Dayan Cafer, Duhok province’s Migration, Migrants and Crisis Management Center provincial head told Anadolu Agency (AA) that the United Nations and affiliated institutions are moving away from the region, increasing the burden on local administrations.

“The Iraqi government has removed Sinjar and its people from its plans and program,” Cafer said, indicating that the displaced cannot return to Sinjar due to the lack of security and stability due to the PKK.

Stating that the PKK terrorist organization kidnapped children in Sinjar and gave them weapons, Cafer said, "Families come here, have the children's names written down and want them to be rescued from the organization.
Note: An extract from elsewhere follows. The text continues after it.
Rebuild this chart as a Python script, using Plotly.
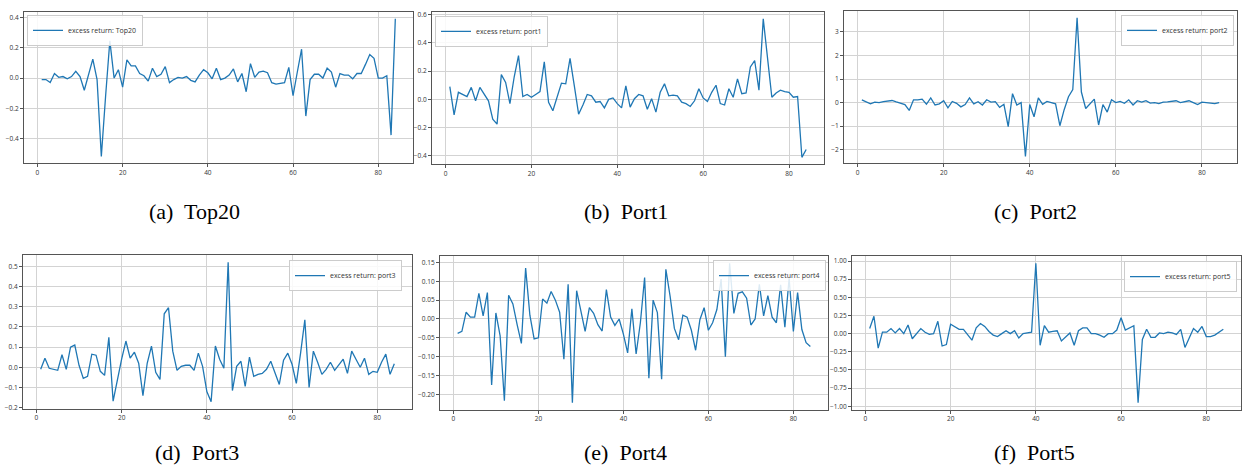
import plotly.graph_objects as go

x_vals = list(range(1, 85))

top20 = [-0.01, -0.01, -0.03, 0.03, 0.005, 0.01, -0.005, 0.01, 0.045, 0.01,
         -0.08, 0.03, 0.125, -0.01, -0.515, -0.12, 0.245, 0.0, 0.055, -0.06,
         0.12, 0.08, 0.08, 0.03, 0.015, -0.02, 0.065, 0.01, 0.025, 0.075,
         -0.03, -0.01, 0.005, 0.0, 0.01, -0.015, -0.025, 0.02, 0.055, 0.035,
         -0.005, 0.065, -0.01, 0.0, 0.02, 0.06, -0.025, 0.03, -0.09, 0.095,
         0.005, 0.04, 0.045, 0.035, -0.03, -0.04, -0.035, -0.03, 0.07, -0.115,
         0.04, 0.19, -0.25, -0.01, 0.025, 0.025, 0.0, 0.065, 0.04, -0.06,
         0.03, 0.02, 0.02, -0.005, 0.03, 0.03, 0.09, 0.155, 0.13, 0.0,
         0.0, 0.015, -0.375, 0.39]

port1 = [0.09, -0.11, 0.05, 0.035, 0.02, 0.085, -0.01, 0.085, 0.04, -0.01,
         -0.14, -0.175, 0.175, 0.12, -0.03, 0.16, 0.31, 0.02, 0.035, 0.015,
         0.035, 0.055, 0.265, -0.02, -0.08, 0.01, 0.115, 0.11, 0.29, 0.095,
         -0.105, -0.04, 0.035, 0.025, -0.02, -0.015, -0.06, 0.0, 0.01, -0.03,
         -0.06, 0.095, -0.055, 0.005, 0.035, 0.025, -0.07, 0.005, -0.09, 0.05,
         0.11, 0.025, 0.03, 0.025, -0.02, -0.03, -0.05, -0.01, 0.075, 0.01,
         -0.015, 0.05, 0.1, -0.03, -0.04, 0.075, 0.015, 0.145, 0.04, 0.045,
         0.23, 0.275, 0.065, 0.57, 0.3, 0.015, 0.045, 0.065, 0.055, 0.05,
         0.015, 0.02, -0.41, -0.355]

port2 = [0.12, 0.05, -0.05, 0.02, 0.0, 0.04, 0.07, 0.09, 0.03, -0.02,
         -0.08, -0.33, 0.12, 0.12, 0.15, -0.07, 0.2, -0.1, -0.05, 0.08,
         -0.22, 0.05, -0.03, -0.18, -0.08, 0.2, -0.05, 0.04, -0.1, 0.12,
         0.02, 0.04, -0.2, -0.07, -1.02, 0.38, -0.1, 0.0, -2.28, -0.08,
         -0.6, 0.2, -0.07, 0.05, 0.0, -0.05, -0.98, -0.3, 0.25, 0.55,
         3.6, 0.45, -0.25, -0.05, 0.15, -0.95, -0.08, -0.4, 0.12, 0.0,
         0.05, -0.03, 0.12, -0.1, 0.08, 0.02, 0.08, -0.02, 0.0, -0.04,
         0.02, 0.03, 0.05, 0.08, 0.0, 0.03, 0.08, 0.0, -0.08, 0.02,
         0.0, -0.05, -0.04, 0.0]

port3 = [-0.01, 0.045, -0.005, -0.01, -0.015, 0.062, -0.01, 0.1, 0.11, 0.01,
         -0.055, -0.045, 0.065, 0.06, -0.02, -0.04, 0.148, -0.168, -0.06, 0.04,
         0.13, 0.045, 0.075, 0.02, -0.14, 0.02, 0.105, -0.025, -0.06, 0.265,
         0.295, 0.08, -0.015, 0.005, 0.01, 0.01, -0.015, 0.07, 0.005, -0.12,
         -0.17, 0.105, 0.04, -0.005, 0.52, -0.115, 0.005, 0.03, -0.095, 0.05,
         -0.045, -0.035, -0.03, -0.01, 0.03, -0.025, -0.085, 0.035, 0.07, 0.015,
         -0.08, 0.07, 0.235, -0.1, 0.08, 0.025, -0.035, -0.01, 0.025, -0.015,
         0.015, 0.04, -0.03, 0.08, 0.04, 0.0, 0.045, -0.035, -0.02, -0.025,
         0.025, 0.065, -0.035, 0.018]

port4 = [-0.038, -0.033, 0.018, 0.005, 0.005, 0.068, 0.008, 0.07, -0.175, 0.016,
         -0.045, -0.217, 0.063, 0.04, -0.015, -0.065, 0.135, 0.01, -0.053, -0.05,
         0.053, 0.042, 0.073, 0.05, 0.018, -0.107, 0.092, -0.222, 0.075, 0.025,
         -0.033, 0.03, 0.015, -0.015, -0.032, 0.078, 0.005, -0.017, 0.0, -0.04,
         -0.09, 0.027, -0.093, -0.01, 0.11, -0.157, 0.05, 0.017, -0.16, 0.132,
         0.06, -0.025, -0.055, 0.01, 0.005, -0.03, -0.083, -0.002, 0.03, -0.03,
         -0.01, 0.025, 0.106, -0.1, 0.148, 0.015, 0.068, 0.072, 0.055, -0.016,
         0.0, 0.092, 0.008, 0.062, 0.005, -0.01, 0.091, -0.022, 0.108, -0.033,
         0.07, -0.028, -0.063, -0.073]

port5 = [0.07, 0.24, -0.2, 0.02, 0.02, 0.07, 0.01, 0.07, 0.0, 0.12,
         -0.07, 0.0, 0.07, 0.02, -0.01, 0.0, 0.17, -0.17, -0.15, 0.13,
         0.1, 0.06, 0.06, -0.02, -0.09, 0.08, 0.14, 0.1, 0.03, -0.02,
         -0.04, 0.0, 0.04, 0.0, 0.04, -0.06, 0.0, 0.01, 0.02, 0.97,
         -0.16, 0.11, 0.02, 0.03, 0.04, -0.1, -0.04, 0.01, -0.16, 0.04,
         0.08, 0.08, 0.0, 0.0, -0.02, -0.05, 0.0, 0.0, 0.05, 0.22,
         0.05, 0.08, 0.11, -0.95, -0.08, 0.06, -0.05, -0.05, 0.01, 0.0,
         0.02, 0.01, -0.01, 0.06, -0.19, -0.06, 0.07, 0.02, 0.1, -0.04,
         -0.04, -0.02, 0.02, 0.06]

series_names = ["Top20", "port1", "port2", "port3", "port4", "port5"]
series_values = [top20, port1, port2, port3, port4, port5]
captions = ["(a)&nbsp; Top20", "(b)&nbsp; Port1", "(c)&nbsp; Port2",
            "(d)&nbsp; Port3", "(e)&nbsp; Port4", "(f)&nbsp; Port5"]
x_ticks = [0, 20, 40, 60, 80]
y_ticks = [
    [-0.4, -0.2, 0.0, 0.2, 0.4],
    [-0.4, -0.2, 0.0, 0.2, 0.4, 0.6],
    [-2, -1, 0, 1, 2, 3],
    [-0.2, -0.1, 0.0, 0.1, 0.2, 0.3, 0.4, 0.5],
    [-0.20, -0.15, -0.10, -0.05, 0.0, 0.05, 0.10, 0.15],
    [-1.0, -0.75, -0.5, -0.25, 0.0, 0.25, 0.5, 0.75, 1.0],
]
y_formats = [".1f", ".1f", "d", ".1f", ".2f", ".2f"]

# ---- layout (pixels) ----
W, H = 1244, 468
boxes = [(24, 413, 10, 163), (432, 824, 10, 164), (844, 1237, 9, 163),
         (23, 412, 256, 411), (440, 828, 257, 412), (852, 1241, 257, 412)]
legend_pos = [(27, 13, "left"), (435, 14, "left"), (1234, 13, "right"),
              (402, 261, "right"), (826, 261, "right"), (1237, 262, "right")]
caption_pos = [(195, 212), (626, 212), (1035, 212),
               (197, 455), (625, 455), (1034, 455)]

BLUE = "#1f77b4"
tick_font = dict(family="Open Sans", size=6.5, color="#333333")

fig = go.Figure()
layout = dict(width=W, height=H, margin=dict(l=0, r=0, t=0, b=0),
              paper_bgcolor="white", plot_bgcolor="white", annotations=[])

for i, (name, vals) in enumerate(zip(series_names, series_values)):
    k = "" if i == 0 else str(i + 1)
    leg = "legend" + k
    fig.add_trace(go.Scatter(
        x=x_vals, y=vals, mode="lines", name=f"excess return: {name}",
        line=dict(color=BLUE, width=1.3), xaxis="x" + k, yaxis="y" + k,
        legend=leg, showlegend=True))

    x0, x1, y0, y1 = boxes[i]
    xmin, xmax = min(x_vals), max(x_vals)
    xpad = 0.05 * (xmax - xmin)
    ymin, ymax = min(vals), max(vals)
    ypad = 0.05 * (ymax - ymin)

    common = dict(showline=True, mirror=True, linecolor="#555555", linewidth=1,
                  showgrid=True, gridcolor="#d3d3d3", gridwidth=1,
                  zeroline=False, ticks="outside", ticklen=3, tickwidth=1,
                  tickcolor="#555555", tickfont=tick_font)
    layout["xaxis" + k] = dict(
        domain=[x0 / W, x1 / W], range=[xmin - xpad, xmax + xpad],
        anchor="y" + k, tickvals=x_ticks, **common)
    layout["yaxis" + k] = dict(
        domain=[1 - y1 / H, 1 - y0 / H], range=[ymin - ypad, ymax + ypad],
        anchor="x" + k, tickvals=y_ticks[i], tickformat=y_formats[i], **common)

    lx, ly, side = legend_pos[i]
    layout[leg] = dict(
        x=lx / W, y=1 - ly / H, xref="paper", yref="paper",
        xanchor=side, yanchor="top", bgcolor="rgba(255,255,255,0.85)",
        bordercolor="#cccccc", borderwidth=1, itemwidth=30,
        font=dict(family="Open Sans", size=7, color="#333333"))

    cx, cy = caption_pos[i]
    layout["annotations"].append(dict(
        text=captions[i], x=cx / W, y=1 - cy / H, xref="paper", yref="paper",
        xanchor="center", yanchor="middle", showarrow=False,
        font=dict(family="Liberation Serif", size=22, color="black")))

fig.update_layout(**layout)
fig.write_html("out.html")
Families are afraid to speak up. Because they are threatened with death," he said.

He also commented on the PKK’s tunnels, saying: “The PKK took an electrician from Sinjar to lay a power line inside the tunnel. The electrician took his family with him and fled from Sinjar and took shelter here. If he was caught, he would have been killed by the organization."

"The Sinjar border is a transit point for sending PKK militants to Syria, Qandil and other regions," he noted.

The PKK established a base in Sinjar in mid-2014 under the pretext that it was fighting against Daesh to protect the local Yazidi community. However, rather than providing protection for the Yazidis, the PKK terrorists ended up forcefully recruiting their children, torturing the locals and disrupting educational and health services. The Yazidis, in return, have staged demonstrations to protest the oppression, demanding that the Iraqi central government and the Kurdistan Regional Government (KRG) wrest control from the terrorists.

A deal on Sinjar was signed on Oct. 9, 2020 between the KRG and the Iraqi central government to be implemented. Within the scope of the Sinjar deal, a series of security arrangements were to be implemented, including booting out armed groups like the PKK, its affiliates and Iran-backed militias. However, the two governments have failed to take concrete steps.